Par ailleurs, il serait pertinent de constituer une union pour l’innovation écologique et le climat, autour de trois ou quatre pays européens pilotes, au sein d’un groupe représentatif de la diversité de l’Union Européenne. La France et l’Allemagne ont vocation à participer à cette union, sans volonté hégémonique, dans un rapport plus équilibré avec leurs partenaires. Ce cercle pourrait s’ouvrir à d’autres pays hors Union Européenne, comme la Suisse ou les pays riverains de la Méditerranée, ou encore le Royaume-Uni, si il quitte l’Union Européenne. Pour peser à l’échelle mondiale, sur les sujets écologiques et environnementaux, nous devons développer une véritable Diplomatie de l’Union européenne. Il n’existe aujourd’hui, aucune autorité politique pour les Affaires Etrangères, permettant d’exprimer de manière intangible la position de tous les Etats de l’Union. Les diplomaties des Etats membres de l’Union manquent encore de cohérence.
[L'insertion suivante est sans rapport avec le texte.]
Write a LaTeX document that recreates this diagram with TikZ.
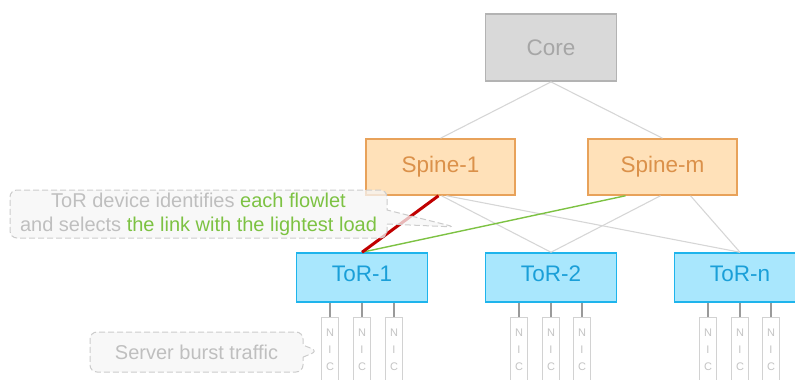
\documentclass[tikz,border=0pt]{standalone}
\usepackage{fontspec}
\setmainfont{Liberation Sans}
\usetikzlibrary{calc,shapes.callouts}

\definecolor{corefill}{HTML}{D9D9D9}
\definecolor{coreline}{HTML}{B3B3B3}
\definecolor{coretext}{HTML}{A6A6A6}
\definecolor{spinefill}{HTML}{FFE1B9}
\definecolor{spineline}{HTML}{E8A25A}
\definecolor{spinetext}{HTML}{DB914A}
\definecolor{torfill}{HTML}{A9E7FD}
\definecolor{torline}{HTML}{1EB4EC}
\definecolor{tortext}{HTML}{1A9FD8}
\definecolor{linkgray}{HTML}{D6D6D6}
\definecolor{hotred}{HTML}{C00000}
\definecolor{leafgreen}{HTML}{7DC243}
\definecolor{notegray}{HTML}{BFBFBF}
\definecolor{notefill}{HTML}{F6F6F6}
\definecolor{noteline}{HTML}{CCCCCC}
\definecolor{nicline}{HTML}{D2D2D2}
\definecolor{nictext}{HTML}{C4C4C4}
\definecolor{stubgray}{HTML}{9A9A9A}

\begin{document}
\begin{tikzpicture}[x=1pt,y=-1pt,
  box/.style={rectangle, line width=1.5pt, inner sep=0pt,
    font=\fontsize{22.5}{27}\selectfont},
  corebox/.style={box, draw=coreline, fill=corefill, text=coretext,
    line width=1.8pt, minimum width=131pt, minimum height=67pt},
  spinebox/.style={box, draw=spineline, fill=spinefill, text=spinetext,
    minimum width=149pt, minimum height=56pt},
  torbox/.style={box, draw=torline, fill=torfill, text=tortext,
    text depth=8pt, minimum width=131pt, minimum height=49pt},
  link/.style={draw=linkgray, line width=1.1pt},
  hotlink/.style={draw=hotred, line width=3pt},
  coollink/.style={draw=leafgreen, line width=1.4pt},
  stub/.style={draw=stubgray, line width=1.4pt},
  nic/.style={rectangle, draw=nicline, fill=white, line width=1pt,
    minimum width=17pt, minimum height=80pt, anchor=north, inner sep=0pt,
    label={[text=nictext, anchor=north, inner sep=0pt, yshift=-12pt,
      align=center, font=\fontsize{11}{17}\selectfont]north:N\\I\\C}},
  note/.style={rectangle callout, draw=noteline, dash pattern=on 6pt off 3pt,
    fill=notefill, fill opacity=0.75, text opacity=1, rounded corners=7pt,
    line width=1pt, text=notegray, inner sep=0pt, align=center,
    font=\fontsize{20}{24}\selectfont}]

\useasboundingbox (0,0) rectangle (795,380);

% switches
\node[corebox]  (core)   at (551,47.5)  {Core};
\node[spinebox] (spine1) at (440.5,167) {Spine-1};
\node[spinebox] (spinem) at (662.5,167) {Spine-m};
\node[torbox]   (tor1)   at (362,277.5) {ToR-1};
\node[torbox]   (tor2)   at (551,277.5) {ToR-2};
\node[torbox]   (torn)   at (740,277.5) {ToR-n};

% core to spine
\draw[link] (core.south) -- (spine1.north);
\draw[link] (core.south) -- (spinem.north);

% spine to ToR
\draw[link] ($(spine1.south)+(1,0)$) -- (tor2.north);
\draw[link] ($(spine1.south)+(6,0)$) -- (torn.north);
\draw[link] ($(spinem.south)+(-2,0)$) -- (tor2.north);
\draw[link] ($(spinem.south)+(28,0)$) -- (torn.north);
\draw[coollink] ($(spinem.south)+(-37,0)$) -- (tor1.north);
\draw[hotlink] ($(spine1.south)+(-2,0)$) -- (tor1.north);

% server NICs
\foreach \t/\xa/\xb/\xc in {tor1/330/362/394, tor2/519/551/582, torn/708/740/771}{
  \node[nic] (\t-a) at (\xa,317) {};
  \node[nic] (\t-b) at (\xb,317) {};
  \node[nic] (\t-c) at (\xc,317) {};
  \draw[stub] (\t-a.north |- \t.south) -- (\t-a.north);
  \draw[stub] (\t-b.north |- \t.south) -- (\t-b.north);
  \draw[stub] (\t-c.north |- \t.south) -- (\t-c.north);
}

% annotations
\node[note, minimum width=377pt, minimum height=48pt,
  callout absolute pointer={(455,227)}, callout pointer width=14pt]
  (flownote) at (198.5,214)
  {ToR device identifies {\color{leafgreen}each flowlet}\\
   and selects {\color{leafgreen}the link with the lightest load}};

\node[note, minimum width=213pt, minimum height=40pt,
  callout absolute pointer={(318,351)}, callout pointer width=12pt]
  (burstnote) at (196.5,352) {Server burst traffic};

\end{tikzpicture}
\end{document}
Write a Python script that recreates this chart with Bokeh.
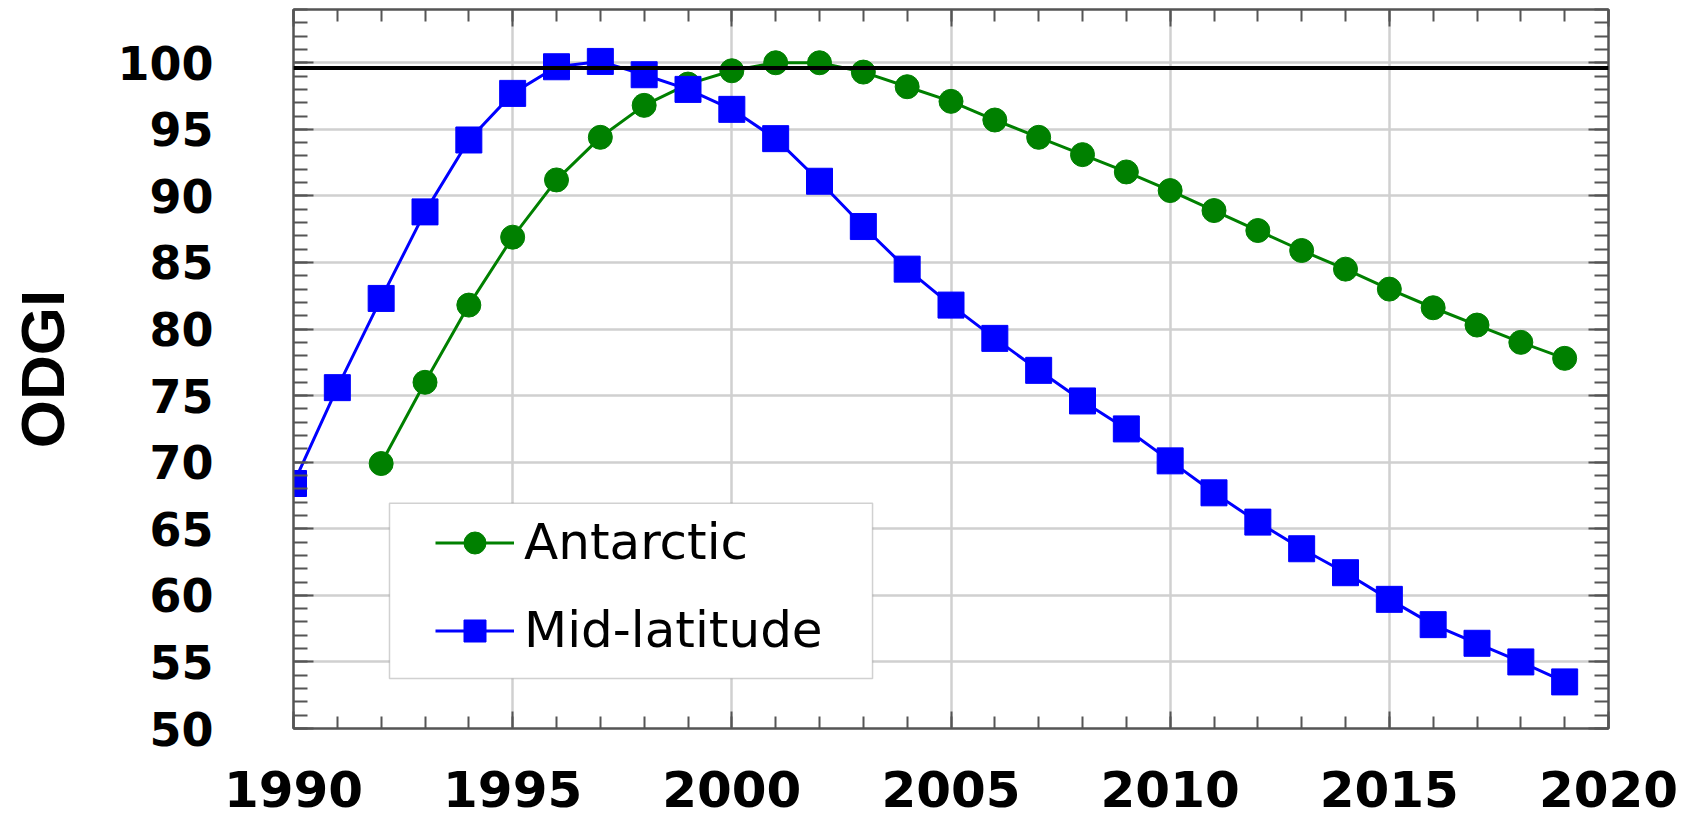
from bokeh.plotting import figure
from bokeh.models import (ColumnDataSource, Range1d, LinearAxis, SingleIntervalTicker,
                          Span, BoxAnnotation, Legend, LegendItem, Grid,
                          CustomJSTickFormatter)
from bokeh.embed import file_html
from bokeh.resources import INLINE

# ---------------- data ----------------
years_antarctic = list(range(1992, 2020))
odgi_antarctic = [69.9, 76.0, 81.8, 86.9, 91.2, 94.4, 96.8, 98.4, 99.4, 100.0,
                  100.0, 99.3, 98.2, 97.1, 95.7, 94.4, 93.1, 91.8, 90.4, 88.9,
                  87.4, 85.9, 84.5, 83.0, 81.6, 80.3, 79.0, 77.8]

years_midlat = list(range(1990, 2020))
odgi_midlat = [68.4, 75.6, 82.3, 88.8, 94.2, 97.7, 99.7, 100.1, 99.1, 98.0,
               96.5, 94.3, 91.1, 87.7, 84.5, 81.8, 79.3, 76.9, 74.6, 72.5,
               70.1, 67.7, 65.5, 63.5, 61.7, 59.7, 57.8, 56.4, 55.0, 53.5]

reference_level = 99.6
series_labels = ["Antarctic", "Mid-latitude"]
y_axis_title = "ODGI"

GREEN = "#008000"
BLUE = "#0000ff"
FRAME = "#555555"

# ---------------- figure ----------------
p = figure(width=1702, height=820, output_backend="svg", toolbar_location=None,
           x_range=Range1d(1990, 2020), y_range=Range1d(50, 104),
           x_axis_type=None, y_axis_type=None,
           min_border_left=293, min_border_right=94, min_border_top=9,
           min_border_bottom=92)
p.background_fill_color = "white"
p.border_fill_color = "white"
p.outline_line_color = FRAME
p.outline_line_width = 2

xt = SingleIntervalTicker(interval=5, num_minor_ticks=5)
yt = SingleIntervalTicker(interval=5, num_minor_ticks=5)


def style(ax, major_in, minor_in):
    ax.axis_line_color = FRAME
    ax.axis_line_width = 2
    ax.major_tick_line_color = FRAME
    ax.major_tick_line_width = 2
    ax.minor_tick_line_color = FRAME
    ax.minor_tick_line_width = 2
    ax.major_tick_in = major_in
    ax.major_tick_out = 0
    ax.minor_tick_in = minor_in
    ax.minor_tick_out = 0


xaxis = LinearAxis(ticker=xt, major_label_standoff=42,
                   major_label_text_font="DejaVu Sans",
                   major_label_text_font_style="bold",
                   major_label_text_font_size="50px",
                   major_label_text_color="black")
style(xaxis, 17, 12)
p.add_layout(xaxis, "below")

yaxis = LinearAxis(ticker=yt, major_label_standoff=80,
                   major_label_text_font="DejaVu Sans",
                   major_label_text_font_style="bold",
                   major_label_text_font_size="46px",
                   major_label_text_color="black",
                   axis_label=y_axis_title,
                   axis_label_standoff=37,
                   axis_label_text_font="Liberation Sans",
                   axis_label_text_font_style="bold",
                   axis_label_text_font_size="62px",
                   axis_label_text_color="black")
style(yaxis, 20, 14)
p.add_layout(yaxis, "left")

blank = CustomJSTickFormatter(code="return ''")
top_axis = LinearAxis(ticker=xt, formatter=blank, major_label_standoff=0,
                      major_label_text_font_size="0px")
style(top_axis, 17, 12)
p.add_layout(top_axis, "above")

right_axis = LinearAxis(ticker=yt, formatter=blank, major_label_standoff=0,
                        major_label_text_font_size="0px")
style(right_axis, 20, 14)
p.add_layout(right_axis, "right")

p.add_layout(Grid(dimension=0, ticker=xt, grid_line_color="#d0d0d0",
                  grid_line_width=2.5))
p.add_layout(Grid(dimension=1, ticker=yt, grid_line_color="#d0d0d0",
                  grid_line_width=2.5))

p.add_layout(Span(location=reference_level, dimension="width",
                  line_color="black", line_width=4))

src_a = ColumnDataSource(dict(year=years_antarctic, odgi=odgi_antarctic))
src_m = ColumnDataSource(dict(year=years_midlat, odgi=odgi_midlat))

la = p.line("year", "odgi", source=src_a, line_color=GREEN, line_width=3)
sa = p.scatter("year", "odgi", source=src_a, marker="circle", size=24,
               fill_color=GREEN, line_color=GREEN)
lm = p.line("year", "odgi", source=src_m, line_color=BLUE, line_width=3)
sm = p.scatter("year", "odgi", source=src_m, marker="square", size=26,
               fill_color=BLUE, line_color=BLUE)

# legend frame
box = BoxAnnotation(left=1992.19, right=2003.21, bottom=53.76, top=66.92,
                    fill_color="white", fill_alpha=1.0,
                    line_color="#666666", line_width=1.5)
p.add_layout(box)

legend = Legend(items=[LegendItem(label=series_labels[0], renderers=[la, sa]),
                       LegendItem(label=series_labels[1], renderers=[lm, sm])],
                location=(142, 69), orientation="vertical",
                padding=0, margin=0, spacing=30,
                glyph_width=79, glyph_height=55, label_height=30,
                label_standoff=10,
                label_text_font="DejaVu Sans", label_text_font_size="50px",
                label_text_color="black",
                border_line_alpha=0, background_fill_alpha=0)
p.add_layout(legend)

open("out.html", "w").write(file_html(p, INLINE))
Dans ce contexte, il est indispensable d’amplifier et de consolider le rôle du Haut représentant de l'Union pour les affaires étrangères et la politique de sécurité. Une voix européenne forte est vitale pour la défense de la Paix, dans un monde très instable et dangereux. Le risque de guerre existe au Moyen-Orient, avec l’accroissement des tensions entre les Etats-Unis et l’Iran. Il ne peut y avoir de développement écologique, sans une paix durable et une démocratie fortifiée. Les régimes autoritaires ne respectent pas la vie de leurs citoyens, comment pourraient-ils respecter la vie dans toute sa richesse et sa diversité ? Nous avons donc un triple combat à mener, un combat pour la paix, un combat pour la démocratie et un combat pour l’Écologie.